Chairman Visclosky Statement at Hearing on FY 2020 Navy and Marine Corps Budget Request
Congressman Pete Visclosky (IN-01), Chair of the Defense Appropriations Subcommittee, delivered the following remarks at the Subcommittee's hearing on the fiscal year 2020 budget request for the United States Navy and Marine Corps:
The Subcommittee on Defense will come to order.
This morning the Committee will receive testimony on the fiscal year 2020 budget request for the United States Navy and Marine Corps.
Our three witnesses are the Honorable Richard Spencer, Secretary of the Navy; Admiral John Richardson, Chief of Naval Operations; and General Robert Neller, Commandant of the Marine Corps. We welcome you back before the Subcommittee and thank you for your service.
Admiral Richardson and General Neller, I’d like to take this opportunity to recognize that this is likely the last time you will appear before this subcommittee and congratulate you both on your upcoming retirements. You have both been outstanding representatives for your respective Services and we appreciate the frank and informative dialog we have always enjoyed with you for the last few years.
The Committee has made significant investments in Navy platforms and readiness over the past several years to ensure that Sailors and Marines are prepared for whatever happens throughout the world. We want to understand how the fiscal year 2020 budget request is focusing on increasing readiness, utilizing the platforms currently in the Navy inventory to their full capacity, and taking care of Sailors and Marines and their families.

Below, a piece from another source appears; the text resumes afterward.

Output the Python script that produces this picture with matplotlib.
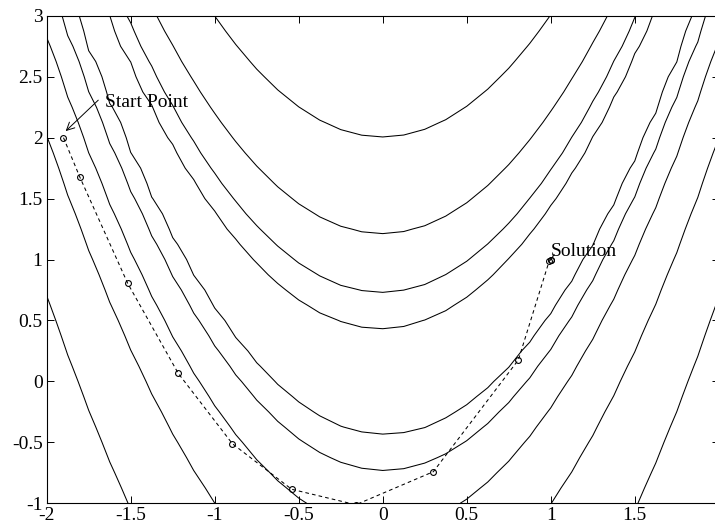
import matplotlib
matplotlib.use('Agg')
import matplotlib.pyplot as plt
import numpy as np

plt.rcParams['font.family'] = ['Liberation Serif', 'DejaVu Serif']
plt.rcParams['font.size'] = 14
plt.rcParams['axes.unicode_minus'] = False

# banana function surface on a coarse mesh, contour levels exp(3), exp(4), ...
grid_x = np.arange(-2, 2.0001, 0.125)
grid_y = np.arange(-1, 3.0001, 0.125)
level_exponents = [3, 4, 5, 6, 7, 8]

# iterates of the search path
path_x = [-1.9, -1.802, -1.518, -1.217, -0.895, -0.542, -0.16, 0.301, 0.807, 0.99, 1.0, 1.0]
path_y = [2.0, 1.674, 0.805, 0.066, -0.511, -0.885, -1.012, -0.741, 0.176, 0.985, 1.0, 1.0]

x_ticks = [-2, -1.5, -1, -0.5, 0, 0.5, 1, 1.5, 2]
y_ticks = [-1, -0.5, 0, 0.5, 1, 1.5, 2, 2.5, 3]

X, Y = np.meshgrid(grid_x, grid_y)
Z = 100 * (Y - X * X) ** 2 + (1 - X) ** 2

fig = plt.figure(figsize=(7.15, 5.27), dpi=100)
ax = fig.add_axes([0.0653, 0.045, 0.940, 0.925])

ax.contour(grid_x, grid_y, Z, levels=np.exp(level_exponents),
           colors='k', linewidths=0.75, linestyles='solid')

ax.plot(path_x, path_y, color='k', linestyle=(0, (3.5, 3)), linewidth=0.75,
        marker='o', markersize=4.2, markerfacecolor='none',
        markeredgewidth=0.8)

# start point label with its arrow
ax.text(-1.653, 2.253, 'Start Point', fontsize=14, ha='left', va='baseline')
ax.annotate('', xy=(-1.887, 2.054), xytext=(-1.693, 2.308),
            arrowprops=dict(arrowstyle='->', color='k', lw=0.7,
                            shrinkA=0, shrinkB=0))
ax.text(1.0, 1.03, 'Solution', fontsize=14, ha='left', va='baseline')
ax.plot([1.0, 1.02], [1.0, 1.04], color='k', linewidth=0.7)

ax.set_xlim(-2, 2)
ax.set_ylim(-1, 3)
ax.set_xticks(x_ticks)
ax.set_yticks(y_ticks)
ax.set_xticklabels(['%g' % v for v in x_ticks])
ax.set_yticklabels(['%g' % v for v in y_ticks])
ax.tick_params(direction='in', length=5, width=0.7, top=True, right=True,
               labelsize=14, pad=3)
for s in ax.spines.values():
    s.set_linewidth(0.8)

fig.savefig('out.png', dpi=100)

The recently released 30-year shipbuilding plan continues to assert the need for 355 ships. Since 2001, the Navy force-structure goal has fluctuated between a low of 306 ships in 2013 and a high of 375 ships between 2002 and 2004. However, the current number of ships only totals 289, significantly less than the requirements over the last several years. At the same time, the budget request seemingly contradicts the shipbuilding plan by deferring procurement of a long-planned amphibious ship and canceling the refueling and overhaul of an aircraft carrier. Shipyard backlogs remain high and the shipbuilding industrial base is also facing production delays and capacity challenges. Today I would like to find out if a 355-ship requirement is a realistic goal and how some of the decisions that informed the fiscal year 2020 budget request were made.
Additionally, I remain concerned with reports that the Navy is frequently accepting ships that have both minor and major defects which require additional costs and unscheduled maintenance. We have seen the multitude of issues with the Zumwalt class of destroyers, Littoral Combat Ships, and the lead-Ford class aircraft carrier. It is inexcusable if shipbuilders are delivering ships with defects and we need to understand what steps are being taken to improve this situation.
I am also concerned about the well-being and quality of life for Sailors, Marines, and their families. I have heard about the lack of available childcare and I would like to know what the Services are doing to help mitigate some of the challenges that servicemembers face.
With that, I thank you again for appearing before the Committee today to discuss these important issues. We will ask you to present your summarized statement in a moment, but first I want to recognize the distinguished ranking member, Mr. Calvert, for his opening comments.
Gentlemen, your full written testimony will be placed in the record and Members have copies at their seats. My intent is to complete two rounds of questions for each Member present. In the interest of time, I strongly encourage you to keep your summarized statement to five minutes or less and to be complete, but succinct in responding to questions. Thank you.